L’opera infatti, pur non rinunciando agli elementi decorativi e strutturali della scuola spagnoleggiante, mostra tuttavia la tendenza a ridurre al minimo l’effetto decorativo del contenuto per dare più importanza alla scena ed ai personaggi in esso raffigurati: per dare più importanza alla pittura vera e propria.

Questi elementi nuovi sono più evidenti nelle scene centrali dove si nota una certa presa di coscienza, da parte del pittore, di quella che è il significato drammatico della rappresentazione; una valutazione prospettica di uno spazio pittorico che va al di là del linearismo gotico. La linea che prima contornava la figura e la schiacciava dandole effetti bidimensionali comincia a scomparire lasciando il posto al panneggio, allo sfumato, al degradare dei contorni che danno più resa plastica e maggiore spazialità alla figura contenuta nel dipinto.

L’opera infatti, pur non potendosi considerare di scuola rinascimentale, denota pur sempre un sintomo di cambiamento; con essa la pittura sarda della fine del XVI secolo comincia ad intraprendere la strada del rinnovamento e questo contribuisce a dare all’opera una maggiore importanza artistica e culturale.


LA MADONNA DEL LIBRO DEL MAESTRO DI GERGEI

L’influsso del Rinascimento Italiano è maggiormente riscontrabile nell’altra icona situata nella parte destra del presbiterio, accanto alla piccola porta che conduce alla sacristia.

Quest’opera dipinta a tempera e olio su tavola, con una  struttura architettonica evidenziata da una serie di colonne e travature modanate con timpano di chiusura ad imitazione del tempio classico, è attribuita ad ignoto pittore di scuola napoletana, probabilmente seguace di Andrea da Salerno, e denominato dal Delogu “Il Maestro di Gergei”.

In essa si nota infatti una intonazione nuova  che abbandona completamente il decorativismo tardo – gotico e propone motivi desunti dal mondo classico che denotano la conoscenza, da parte dell’autore, delle tendenze artistiche del Rinascimento e delle opere dei “Grandi” della pittura rinascimentale italiana.

La scena della Crocifissione, riprodotta nella parte centrale della cimasa, denota, per esempio, una perfetta conoscenza dell’anatomia del corpo umano ed una padronanza della trattazione plastica, vista nel gioco di luci e ombre, tipica della cultura pittorica del Rinascimento anche maturo.

L’uso del colore in forma decisa, quasi come una scelta cromatica, è riconoscibile in tutta l’opera.
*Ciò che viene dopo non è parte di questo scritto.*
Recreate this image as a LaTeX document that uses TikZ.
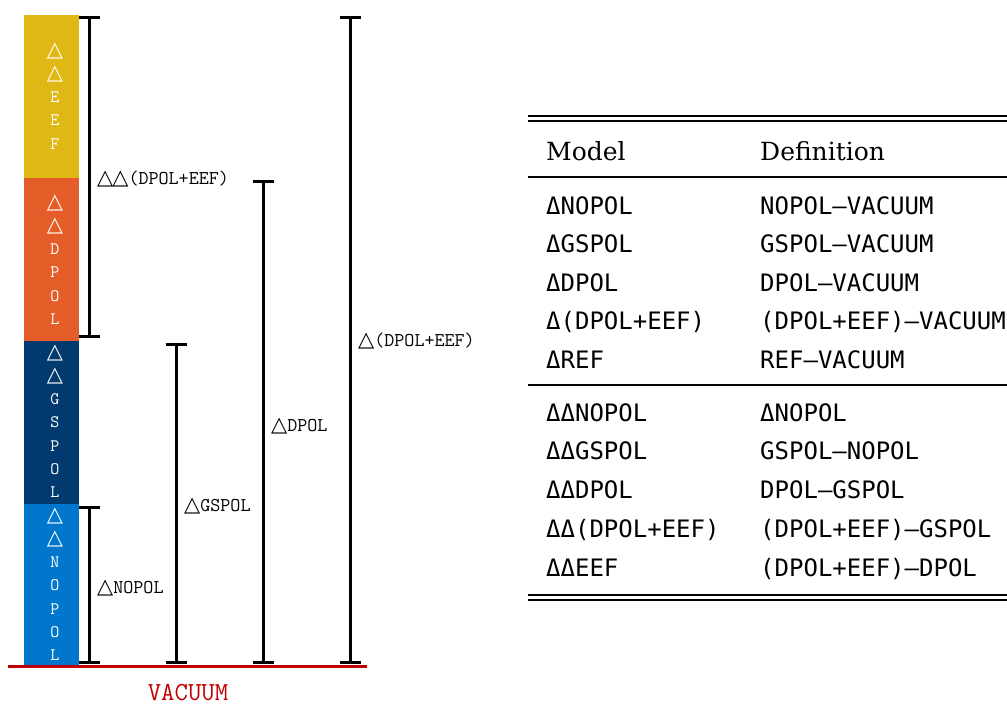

La figura posta nel timpano che vuole simboleggiare il Dio eterno e onnipotente, ma anche le immagini, più grandi, dello scomparto mediano che rappresentano San Nicola di Bari,  la Madonna col Bambino e San Bartolomeo, evidenziano i giochi cromatici ottenuti con l’accentuazione o il diradarsi dei colori, specialmente dei rossi e dei blu, che sono tipici della cultura rinascimentale del quattrocento toscano.

Per questi motivi, oltre che per il fatto artistico a sé stante, quest’opera assume un’importanza singolare: essa, proponendo una pittura avanzata rispetto alle istanze di quei tempi, si pone come punto di riferimento, come modello di una nuova scuola , come l’inizio di un’epoca differente nel contesto pittorico della Sardegna.


LA SACRISTIA

Da un piccolo vano posto a destra della grande pala si accede alla grande sacristia (collegata peraltro anche alla cappella destra del transetto per mezzo di una artistica porta in legno); questa, a pianta rettangolare, possiede una interessantissima volta, quasi riassumibile ad un padiglione, con una serie di raccordi perimetrali ad unghia, che influenzano anche la grande cornice d’imposta.

La sacristia è arricchita da una bellissima paratora, in legno massiccio intagliato, che evidenzia l’importanza che un tempo aveva la sede rettorale di Gergei.

All’interno delle varie cappelle e in sacristia si possono ammirare altre opere, di dimensioni più piccole ma di notevole importanza artistica, che rappresentano dipinti appartenenti a diverse scuole pittoriche.

La chiesa è infine ricca di oggetti d’argento di un certo pregio e valore artistico, per lo più realizzati da maestri dell’arte argentaria tra i più noti dell’Isola artigiano locale.